Following the annexation of Austria, Jacob was arrested on 22 March 1938. All of his belongings, including his library and private correspondence, were confiscated, and Jacob was included in the first so-called "celebrity transport" of prisoners to the concentration camp at Dachau. He remained there until 23 September 1938, when he was transferred to Buchenwald.

Jacob's future wife, Dora Angel-Soyka, succeeded through the exercise of extraordinary effort in having Jacob released from Buchenwald. The sister of the Austrian poet Ernest Angel, and former wife of the writer Otto Soyka, she enlisted the help of Jacob's American uncle Michael J. Barnes in securing his release on 10 January 1939. Jacob and Angel-Soyka were married on 18 February 1939 and immediately left Germany, via the United Kingdom, for New York.
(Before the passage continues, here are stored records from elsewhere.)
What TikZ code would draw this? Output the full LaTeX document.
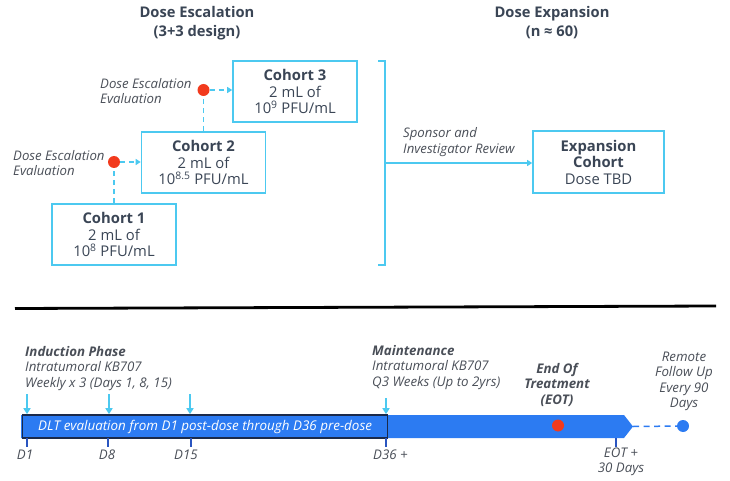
\documentclass[tikz,border=0pt]{standalone}
\usepackage{fontspec}
\setmainfont{Open Sans}
\usetikzlibrary{arrows.meta}
\definecolor{txt}{HTML}{3A4555}
\definecolor{labc}{HTML}{4A4F58}
\definecolor{cy}{HTML}{4CC9F0}
\definecolor{rd}{HTML}{F23A1D}
\definecolor{bl}{HTML}{2C7BF2}
\definecolor{nv}{HTML}{1B2A4A}
\definecolor{tk}{HTML}{2A55C0}
\tikzset{
  cbox/.style={draw=cy, line width=1.6pt, minimum width=124pt, minimum height=61pt, inner sep=0pt, align=center, text=txt, font=\fontsize{14.8}{16.5}\selectfont},
  ttl/.style={text=txt, align=center, inner sep=0pt, font=\bfseries\fontsize{14.7}{19}\selectfont},
  lab/.style={text=labc, inner sep=0pt, align=left, font=\itshape\fontsize{13.2}{15.5}\selectfont},
  tlab/.style={text=labc, inner sep=0pt, align=left, font=\itshape\fontsize{13.3}{15.5}\selectfont},
  rdot/.style={circle, fill=rd, inner sep=0pt, minimum size=12pt},
  bdot/.style={circle, fill=bl, inner sep=0pt, minimum size=12pt},
  cdash/.style={cy, line width=1.5pt, dash pattern=on 5pt off 4pt},
  tip/.style={-{Triangle[length=5pt,width=6pt]}},
  down/.style={cy, line width=1.5pt, -{Triangle[length=6pt,width=7pt]}},
  tick/.style={tk, line width=1.5pt}
}
\begin{document}
\begin{tikzpicture}[x=1pt,y=-1pt]
\useasboundingbox (0,0) rectangle (730,481);

% titles
\node[ttl] (t1) at (197,23.5) {Dose Escalation\\(3+3 design)};
\node[ttl] (t2) at (552,23) {Dose Expansion\\(n ≈ 60)};

% cohorts
\node[cbox] (c1) at (114,234.5) {\textbf{Cohort 1}\\2 mL of\\10\textsuperscript{8} PFU/mL};
\node[cbox] (c2) at (203.5,162.5) {\textbf{Cohort 2}\\2 mL of\\10\textsuperscript{8.5} PFU/mL};
\node[cbox] (c3) at (295,91.5) {\textbf{Cohort 3}\\2 mL of\\10\textsuperscript{9} PFU/mL};

\node[rdot] (d1) at (114,162) {};
\node[rdot] (d2) at (203.5,90) {};

\draw[cdash] (c1.north) -- (d1);
\draw[cdash,tip] (d1) -- (d1 -| c2.west);
\draw[cdash] (c2.north) -- (d2);
\draw[cdash,tip] (d2) -- (d2 -| c3.west);

\node[lab, anchor=west] (e1) at (13,163) {Dose Escalation\\Evaluation};
\node[lab, anchor=west] (e2) at (100,91) {Dose Escalation\\Evaluation};

% bracket and expansion
\coordinate (b1) at (378,61);
\coordinate (b2) at (385,61);
\coordinate (b3) at (385,265);
\coordinate (b4) at (378,265);
\coordinate (bm) at (385,163);
\draw[cy, line width=1.6pt] (b1) -- (b2) -- (b3) -- (b4);
\node[cbox, minimum width=131pt, minimum height=62pt] (ex) at (598.5,162) {\textbf{Expansion}\\\textbf{Cohort}\\Dose TBD};
\draw[cy, line width=1.5pt, tip] (bm) -- (bm -| ex.west);
\node[lab, anchor=west] (sp) at (403,142) {Sponsor and\\Investigator Review};

% separator
\coordinate (s1) at (15,308.5);
\coordinate (s2) at (716,306);
\draw[black, line width=2.8pt] (s1) -- (s2);

% timeline bar
\coordinate (r0) at (21,415);
\coordinate (r1) at (624,415);
\coordinate (rt) at (633,426.5);
\coordinate (r2) at (624,438);
\coordinate (r3) at (21,438);
\fill[bl] (r0) -- (r1) -- (rt) -- (r2) -- (r3) -- cycle;
\node[draw=nv, line width=1.6pt, minimum width=365pt, minimum height=23pt, inner sep=0pt, anchor=west,
  text=white, font=\itshape\fontsize{13.4}{15}\selectfont] (dlt) at (21.8,426.5)
  {DLT evaluation from D1 post-dose through D36 pre-dose};

% arrows above
\coordinate (a1) at (27,394);
\coordinate (a2) at (109,394);
\coordinate (a3) at (190,394);
\coordinate (a4) at (386,398);
\draw[down] (a1) -- (a1 |- dlt.north);
\draw[down] (a2) -- (a2 |- dlt.north);
\draw[down] (a3) -- (a3 |- dlt.north);
\draw[down] (a4) -- (a4 |- dlt.north);

% ticks below
\coordinate (k1) at (27,447);
\coordinate (k2) at (108,447);
\coordinate (k3) at (191,447);
\coordinate (k4) at (386,447);
\coordinate (k5) at (616,447);
\foreach \k in {k1,k2,k3,k4,k5} \draw[tick] (\k |- r3) -- (\k);

% labels below
\node[tlab] (x1) at (25,455) {D1};
\node[tlab] (x2) at (107,455) {D8};
\node[tlab] (x3) at (186,455) {D15};
\node[tlab, anchor=west] (x4) at (373,455) {D36 +};
\node[tlab, align=center] (x5) at (621,462) {EOT +\\30 Days};

% phase texts
\node[tlab, anchor=west] (ip) at (25,368.5) {\textbf{Induction Phase}\\Intratumoral KB707\\Weekly x 3 (Days 1, 8, 15)};
\node[tlab, anchor=west] (mp) at (372,367.5) {\textbf{Maintenance}\\Intratumoral KB707\\Q3 Weeks (Up to 2yrs)};
\node[tlab, align=center] (eot) at (557,384.5) {\textbf{End Of}\\\textbf{Treatment}\\\textbf{(EOT)}};
\node[tlab, align=center] (rf) at (684,381.5) {Remote\\Follow Up\\Every 90\\Days};

% dots on the timeline
\node[rdot] (ed) at (558,425.5) {};
\node[bdot] (fd) at (683,426) {};
\draw[bl, line width=1.5pt, dash pattern=on 6pt off 4.5pt] (rt) -- (fd);
\end{tikzpicture}
\end{document}
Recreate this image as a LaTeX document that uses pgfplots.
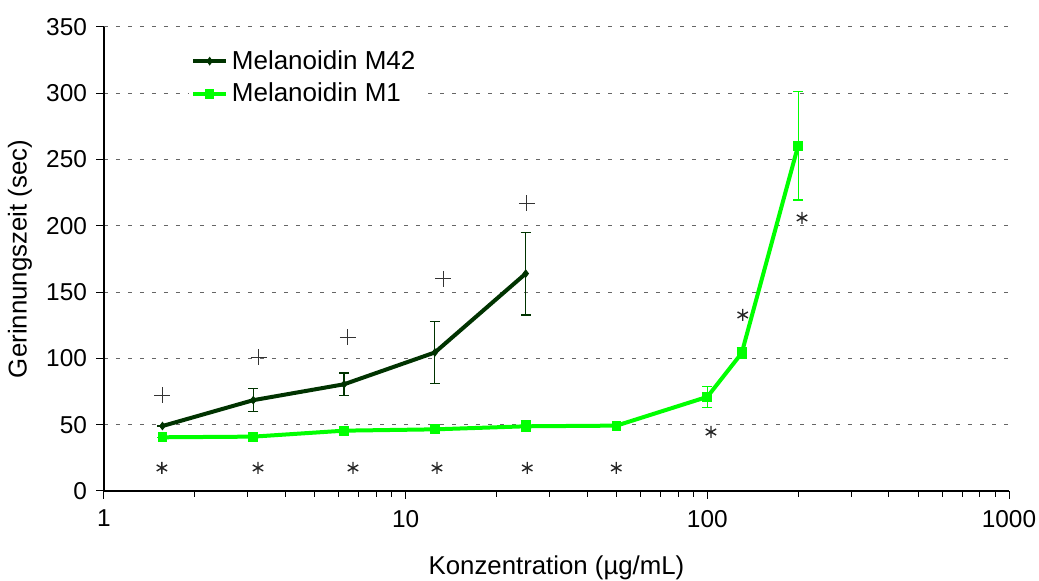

===US, return to Germany, and death===
In the United States, Jacob resumed his writing career, contributing both to German-language periodicals including the Jewish weekly Aufbau and to the New York Times. He wrote a book on the history of bread: Six Thousand Years of Bread in German. It was translated in English by Richard and Clara Winston and published in 1944 by Doubleday. He published further works of non-fiction, now in English, and gained American citizenship on 28 February 1945. Following the end of the war, he returned to Europe in summer 1953, but did not settle permanently, moving frequently between hotels and boarding houses with his wife. His health, severely damaged by his internment, declined, and from 1959 he produced no further literary works.

Jacob died in 1967 and is buried, with his wife, in a Jewish cemetery in Berlin.

==Critical reception==
Jacob's work is the subject of analyses and criticism by a number of scholars of literary history. Writing in 2005, Isolde Mozer identified a mystical thread in his work despite its modernity. She characterized Jacob's thematic use of Kabbalist elements as an effort to find a solution to the crisis of modernity.

Jens-Erik Hohmann argued in a 2006 monograph on Jacob that the author's career represents a component of the history of Germany as a whole – as an account of a human and an artist attempting both to survive and remain part of the thread of history in a turbulent time.